New Features and Updates: AI Workbench#

  • Models and Data Catalogues: Catalogue with popular open source models and ability to upload fine-tuning data

  • Low Code UI for Inference and Fine-tuning: Fine-tuning recipes for selected models (e.g. Llama 3.1) and Chat UI for model interaction

  • Inference API: Deploy models for inference behind API Gateway, for both community models and custom models fine-tuned on the platform

  • Workspaces: Deploy VSCode and JupyterLab workspaces with selected image and pre-allocated compute resources

  • Workspaces: Deploy ComfyUI for image generation or Mlflow for experiment tracking

  • Reference Workloads for kubectl users: Get started with customizing your own workloads from our open source catalogue of reference workloads (see docs for details)

Known Issues#

  • Model download may occasionally fail due to connectivity problems with the HuggingFace model registry or issues with the MinIO bucket storage connection.

  • Cluster storage is not auto-monitored which may result in storage becoming full and causing workload failures.

  • Certain models, like the Llama 3.2 Vision models may not be available for download and deployment due to geographical restrictions. This can cause the workloads to fail.

  • When downloading models from the Community Models page, the state of the UI card might not update to “Deploy” A page refresh is then needed.

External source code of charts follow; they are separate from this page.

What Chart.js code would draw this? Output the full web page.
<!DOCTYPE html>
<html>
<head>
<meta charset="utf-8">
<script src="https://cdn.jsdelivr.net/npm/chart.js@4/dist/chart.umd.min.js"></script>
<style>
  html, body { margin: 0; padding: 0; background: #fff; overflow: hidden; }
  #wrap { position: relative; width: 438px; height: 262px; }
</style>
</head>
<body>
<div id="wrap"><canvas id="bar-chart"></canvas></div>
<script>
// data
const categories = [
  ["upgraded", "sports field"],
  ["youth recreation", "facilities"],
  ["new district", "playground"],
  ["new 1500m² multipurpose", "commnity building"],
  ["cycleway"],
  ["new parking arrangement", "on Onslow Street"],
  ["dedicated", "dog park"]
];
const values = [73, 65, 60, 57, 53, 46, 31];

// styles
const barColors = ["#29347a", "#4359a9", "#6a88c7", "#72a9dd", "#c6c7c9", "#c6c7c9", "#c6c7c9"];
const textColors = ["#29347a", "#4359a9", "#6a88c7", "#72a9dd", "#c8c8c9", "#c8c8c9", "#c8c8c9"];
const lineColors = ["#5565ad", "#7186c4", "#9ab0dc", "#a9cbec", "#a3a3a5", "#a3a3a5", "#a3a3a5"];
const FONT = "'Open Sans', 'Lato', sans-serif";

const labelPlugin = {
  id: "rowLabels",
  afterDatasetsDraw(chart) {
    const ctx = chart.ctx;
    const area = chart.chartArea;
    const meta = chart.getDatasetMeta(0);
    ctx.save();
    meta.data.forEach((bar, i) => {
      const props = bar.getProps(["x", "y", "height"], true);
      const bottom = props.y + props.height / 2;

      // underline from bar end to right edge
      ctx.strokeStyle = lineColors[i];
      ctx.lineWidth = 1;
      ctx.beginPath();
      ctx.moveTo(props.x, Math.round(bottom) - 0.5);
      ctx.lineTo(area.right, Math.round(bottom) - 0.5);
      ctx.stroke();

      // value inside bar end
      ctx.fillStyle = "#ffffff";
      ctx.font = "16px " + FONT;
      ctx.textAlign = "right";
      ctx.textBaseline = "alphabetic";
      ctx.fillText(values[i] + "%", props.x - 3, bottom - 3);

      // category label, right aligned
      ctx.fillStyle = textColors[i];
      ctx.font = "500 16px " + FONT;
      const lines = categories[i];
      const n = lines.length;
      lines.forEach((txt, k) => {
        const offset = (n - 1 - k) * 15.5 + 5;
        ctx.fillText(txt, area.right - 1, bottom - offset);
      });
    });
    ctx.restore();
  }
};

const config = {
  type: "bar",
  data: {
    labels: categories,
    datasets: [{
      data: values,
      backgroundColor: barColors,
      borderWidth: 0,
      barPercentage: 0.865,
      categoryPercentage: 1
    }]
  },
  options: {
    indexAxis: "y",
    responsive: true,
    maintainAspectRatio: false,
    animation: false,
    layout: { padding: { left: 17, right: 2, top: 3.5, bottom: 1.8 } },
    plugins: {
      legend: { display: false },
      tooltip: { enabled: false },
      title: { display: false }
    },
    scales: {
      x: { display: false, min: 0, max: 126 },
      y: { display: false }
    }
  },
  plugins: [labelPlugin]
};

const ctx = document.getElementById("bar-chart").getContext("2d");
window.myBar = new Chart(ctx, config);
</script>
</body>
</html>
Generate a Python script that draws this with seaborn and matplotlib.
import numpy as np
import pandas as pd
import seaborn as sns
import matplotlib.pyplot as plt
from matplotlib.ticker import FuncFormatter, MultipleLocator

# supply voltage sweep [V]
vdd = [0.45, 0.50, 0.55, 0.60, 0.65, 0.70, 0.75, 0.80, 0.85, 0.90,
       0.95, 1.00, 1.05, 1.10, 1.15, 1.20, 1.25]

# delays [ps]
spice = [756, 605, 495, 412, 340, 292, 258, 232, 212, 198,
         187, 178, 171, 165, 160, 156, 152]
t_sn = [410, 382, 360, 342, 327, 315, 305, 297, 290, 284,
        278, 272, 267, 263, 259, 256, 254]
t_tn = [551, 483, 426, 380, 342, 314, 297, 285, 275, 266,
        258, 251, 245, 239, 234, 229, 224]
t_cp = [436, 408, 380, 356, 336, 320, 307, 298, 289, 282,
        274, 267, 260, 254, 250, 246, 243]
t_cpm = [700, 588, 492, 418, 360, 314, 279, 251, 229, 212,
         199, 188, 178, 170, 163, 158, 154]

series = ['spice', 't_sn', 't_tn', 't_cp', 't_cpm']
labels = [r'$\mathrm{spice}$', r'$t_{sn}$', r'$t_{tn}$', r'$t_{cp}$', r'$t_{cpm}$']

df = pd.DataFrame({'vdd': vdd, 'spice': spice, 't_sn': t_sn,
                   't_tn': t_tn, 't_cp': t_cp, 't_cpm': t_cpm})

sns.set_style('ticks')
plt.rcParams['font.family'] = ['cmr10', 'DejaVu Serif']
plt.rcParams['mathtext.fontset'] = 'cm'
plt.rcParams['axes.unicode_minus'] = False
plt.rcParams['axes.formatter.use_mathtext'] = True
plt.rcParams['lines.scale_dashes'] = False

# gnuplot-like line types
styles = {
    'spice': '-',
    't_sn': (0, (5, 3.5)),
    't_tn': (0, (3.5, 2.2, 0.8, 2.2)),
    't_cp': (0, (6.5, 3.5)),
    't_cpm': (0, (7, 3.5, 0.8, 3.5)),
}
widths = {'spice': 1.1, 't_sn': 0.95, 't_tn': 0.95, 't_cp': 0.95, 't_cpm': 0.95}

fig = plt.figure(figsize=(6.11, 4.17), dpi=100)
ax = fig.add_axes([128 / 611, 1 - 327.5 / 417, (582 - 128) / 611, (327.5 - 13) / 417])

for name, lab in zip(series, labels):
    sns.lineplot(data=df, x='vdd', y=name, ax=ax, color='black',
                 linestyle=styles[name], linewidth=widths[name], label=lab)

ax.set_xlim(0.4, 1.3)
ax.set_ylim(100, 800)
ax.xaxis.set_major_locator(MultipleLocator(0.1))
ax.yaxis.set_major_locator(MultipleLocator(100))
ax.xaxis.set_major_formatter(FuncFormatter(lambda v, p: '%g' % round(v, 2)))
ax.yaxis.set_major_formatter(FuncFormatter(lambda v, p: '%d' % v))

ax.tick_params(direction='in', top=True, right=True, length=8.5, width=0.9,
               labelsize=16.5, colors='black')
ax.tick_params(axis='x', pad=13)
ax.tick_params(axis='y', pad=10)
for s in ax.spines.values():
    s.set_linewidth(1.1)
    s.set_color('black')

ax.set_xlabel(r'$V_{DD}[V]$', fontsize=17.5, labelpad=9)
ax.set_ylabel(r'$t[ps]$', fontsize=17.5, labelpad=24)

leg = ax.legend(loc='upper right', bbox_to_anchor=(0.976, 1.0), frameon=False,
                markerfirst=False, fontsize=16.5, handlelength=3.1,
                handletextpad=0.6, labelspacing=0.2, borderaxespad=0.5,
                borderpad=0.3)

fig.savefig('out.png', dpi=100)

  • Only one cluster is supported the GUI suggests that another cluster can be onboarded, but this is not yet fully supported.

  • ConfigMaps/Secrets/HttpRoutes in the YAML file are not treated as part of the workload and will not be automatically deleted if the workload is deleted

  • Custom Resources have only partial support, deleting the workload from the Resource Manager will not delete the custom resource

  • Workloads submitted via kuebctl will not be displayed on the AI workbench they are only displayed on the Resource Manager


Release Date: September 15, 2025#

Documentation#

For details, see documentation https://enterprise-ai.docs.amd.com.

New Features: AMD Resource Manager#

  • Kubernetes Cluster Onboarding: Installation and configuration of Enterprise ready Kubernetes cluster for AMD GPUs

  • Compute Quota Management: Create projects with assigned users and allocated compute resource (GPU) quota

  • Workload Management: Efficient management of both Deployments (inference & workspaces) and Jobs (fine-tuning)

  • Monitoring: Dashboards for monitoring compute utilization on cluster, project and workload levels

New Features: AI Workbench#

  • Models and Data Catalogues: Catalogue with popular open source models and ability to upload fine-tuning data

  • Low Code UI for Inference and Fine-tuning: Fine-tuning recipes for selected models (for example Llama 3.1) and Chat UI for model interaction

  • Inference API: Deploy models for inference behind API Gateway, for both community models and custom models fine-tuned on the platform

  • Workspaces: Deploy VSCode, JupyterLab or ComfyUI workspaces with pre-allocated compute resources

Known Issues#

  • Delays in JupyterLab Workspace It takes about 30 seconds after the launch button gets activated before the JupyterLab can actually be launched.

  • Community Models document link is not pointing to right document after download

  • Custom Models “Failed” models have “deploy” action menu item. They shouldn’t, since you cannot deploy them.

  • Model download may occasionally fail due to connectivity problems with the HuggingFace model registry or issues with the MinIO bucket storage connection.

  • Cluster storage is not auto-monitored which may result in storage becoming full and causing workload failures.

  • Certain models, like the Llama 3.2 Vision models may not be available for download and deployment due to geographical restrictions. This can cause the workloads to fail.

  • When downloading models from the Community Models page, the state of the UI card might not update to “Deploy” A page refresh is then needed.

  • Only one cluster is supported the GUI suggests that another cluster can be onboarded, but this is not yet fully supported.

  • Kubectl usage for workload deployment needs workaround the AI Resource manager currently does not manage those workloads. This is coming in next release. If you need this now, we can share a workaround that may be sufficient for some teams of cooperative users

  • The usage of SMTP based functionality to invite users requires the following additional configuration, in addition to the configuration highlighted here:

    • In the API deployment, the POST_REGISTRATION_REDIRECT_URL needs to be changed to https://airmui. instead of https://airm.

    • In the keycloak AIRM Admin API Client, the redirectUris needs to include the new POST_REGISTRATION_REDIRECT_URL with a * at the end.